▶ **GOAL**
Beginning with the first line, set down every line through the one containing "b_err = [35, 28, 40, 22, 62, 48, 62]", exactly as it appears, but not the pictures.

▶ **STORED DATA**
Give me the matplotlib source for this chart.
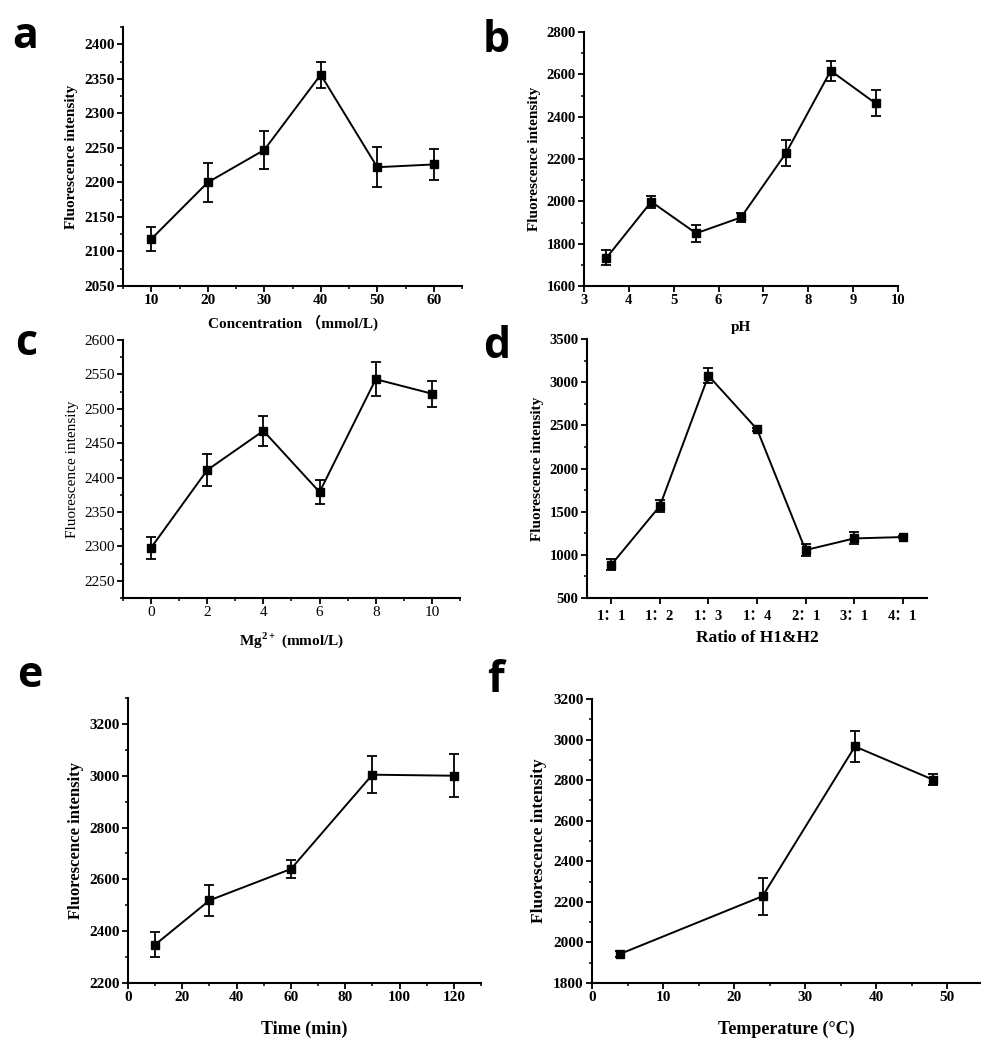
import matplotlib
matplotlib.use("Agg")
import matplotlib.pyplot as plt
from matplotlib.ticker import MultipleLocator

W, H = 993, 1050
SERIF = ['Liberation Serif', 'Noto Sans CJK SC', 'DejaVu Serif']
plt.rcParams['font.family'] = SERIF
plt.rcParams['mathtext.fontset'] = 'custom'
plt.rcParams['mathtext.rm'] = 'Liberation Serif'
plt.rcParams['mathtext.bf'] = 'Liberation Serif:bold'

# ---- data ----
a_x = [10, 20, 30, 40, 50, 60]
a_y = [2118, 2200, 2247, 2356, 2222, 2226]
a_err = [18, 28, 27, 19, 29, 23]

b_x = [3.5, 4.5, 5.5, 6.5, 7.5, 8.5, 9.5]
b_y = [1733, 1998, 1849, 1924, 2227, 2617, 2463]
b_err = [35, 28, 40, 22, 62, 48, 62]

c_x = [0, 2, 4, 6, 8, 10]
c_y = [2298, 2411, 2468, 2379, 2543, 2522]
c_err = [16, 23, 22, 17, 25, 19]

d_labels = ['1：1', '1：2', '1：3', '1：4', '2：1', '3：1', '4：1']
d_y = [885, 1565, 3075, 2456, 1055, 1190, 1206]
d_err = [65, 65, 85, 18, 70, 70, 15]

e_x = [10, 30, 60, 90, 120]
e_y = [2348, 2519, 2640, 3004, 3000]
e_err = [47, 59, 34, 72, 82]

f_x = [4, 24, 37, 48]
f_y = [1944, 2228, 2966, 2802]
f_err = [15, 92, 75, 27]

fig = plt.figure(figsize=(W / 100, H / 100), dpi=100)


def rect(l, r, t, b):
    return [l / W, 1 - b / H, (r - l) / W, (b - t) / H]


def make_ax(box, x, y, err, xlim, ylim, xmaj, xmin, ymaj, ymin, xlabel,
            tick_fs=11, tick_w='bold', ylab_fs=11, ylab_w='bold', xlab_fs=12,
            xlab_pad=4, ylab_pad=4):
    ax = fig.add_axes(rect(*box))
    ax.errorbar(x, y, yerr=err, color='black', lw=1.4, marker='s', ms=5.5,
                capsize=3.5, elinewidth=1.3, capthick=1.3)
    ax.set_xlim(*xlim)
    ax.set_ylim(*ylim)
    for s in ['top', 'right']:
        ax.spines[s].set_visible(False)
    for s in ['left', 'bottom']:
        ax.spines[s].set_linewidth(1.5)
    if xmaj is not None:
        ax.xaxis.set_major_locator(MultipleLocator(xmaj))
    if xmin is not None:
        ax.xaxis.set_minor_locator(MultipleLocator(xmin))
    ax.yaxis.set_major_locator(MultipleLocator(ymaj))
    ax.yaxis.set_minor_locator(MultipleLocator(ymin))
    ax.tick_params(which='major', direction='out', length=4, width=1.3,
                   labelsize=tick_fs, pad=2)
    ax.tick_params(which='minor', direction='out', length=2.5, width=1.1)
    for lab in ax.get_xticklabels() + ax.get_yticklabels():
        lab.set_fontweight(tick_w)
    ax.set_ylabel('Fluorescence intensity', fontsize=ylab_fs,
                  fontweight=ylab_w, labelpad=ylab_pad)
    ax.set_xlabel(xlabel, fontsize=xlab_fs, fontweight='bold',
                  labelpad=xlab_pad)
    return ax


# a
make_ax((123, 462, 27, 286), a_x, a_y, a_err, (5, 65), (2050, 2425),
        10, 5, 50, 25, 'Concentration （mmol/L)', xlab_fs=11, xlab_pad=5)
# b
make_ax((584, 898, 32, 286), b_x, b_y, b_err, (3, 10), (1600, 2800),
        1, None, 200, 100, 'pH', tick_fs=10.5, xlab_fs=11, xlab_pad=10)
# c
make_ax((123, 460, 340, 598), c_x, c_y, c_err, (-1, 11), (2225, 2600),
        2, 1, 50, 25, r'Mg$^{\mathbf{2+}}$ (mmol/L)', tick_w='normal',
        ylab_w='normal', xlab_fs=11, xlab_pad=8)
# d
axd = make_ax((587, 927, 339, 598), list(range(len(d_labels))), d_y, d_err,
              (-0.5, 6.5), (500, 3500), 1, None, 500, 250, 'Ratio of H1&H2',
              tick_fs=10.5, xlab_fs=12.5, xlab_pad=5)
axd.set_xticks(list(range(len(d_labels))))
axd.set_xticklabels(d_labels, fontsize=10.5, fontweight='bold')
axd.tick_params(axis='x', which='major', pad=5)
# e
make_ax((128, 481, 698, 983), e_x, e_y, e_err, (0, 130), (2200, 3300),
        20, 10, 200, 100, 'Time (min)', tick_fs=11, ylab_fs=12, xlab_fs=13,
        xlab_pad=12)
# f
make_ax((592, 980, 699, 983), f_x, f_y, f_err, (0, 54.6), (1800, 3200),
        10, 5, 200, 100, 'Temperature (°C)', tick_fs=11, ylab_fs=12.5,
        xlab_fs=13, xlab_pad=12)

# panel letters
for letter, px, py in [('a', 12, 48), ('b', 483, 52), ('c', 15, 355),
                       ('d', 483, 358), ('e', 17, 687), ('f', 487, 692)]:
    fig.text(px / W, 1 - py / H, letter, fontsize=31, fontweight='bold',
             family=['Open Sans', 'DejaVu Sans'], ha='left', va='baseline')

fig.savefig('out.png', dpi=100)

▶ **WRITTEN ANSWER**
Give me the matplotlib source for this chart.
import matplotlib
matplotlib.use("Agg")
import matplotlib.pyplot as plt
from matplotlib.ticker import MultipleLocator

W, H = 993, 1050
SERIF = ['Liberation Serif', 'Noto Sans CJK SC', 'DejaVu Serif']
plt.rcParams['font.family'] = SERIF
plt.rcParams['mathtext.fontset'] = 'custom'
plt.rcParams['mathtext.rm'] = 'Liberation Serif'
plt.rcParams['mathtext.bf'] = 'Liberation Serif:bold'

# ---- data ----
a_x = [10, 20, 30, 40, 50, 60]
a_y = [2118, 2200, 2247, 2356, 2222, 2226]
a_err = [18, 28, 27, 19, 29, 23]

b_x = [3.5, 4.5, 5.5, 6.5, 7.5, 8.5, 9.5]
b_y = [1733, 1998, 1849, 1924, 2227, 2617, 2463]
b_err = [35, 28, 40, 22, 62, 48, 62]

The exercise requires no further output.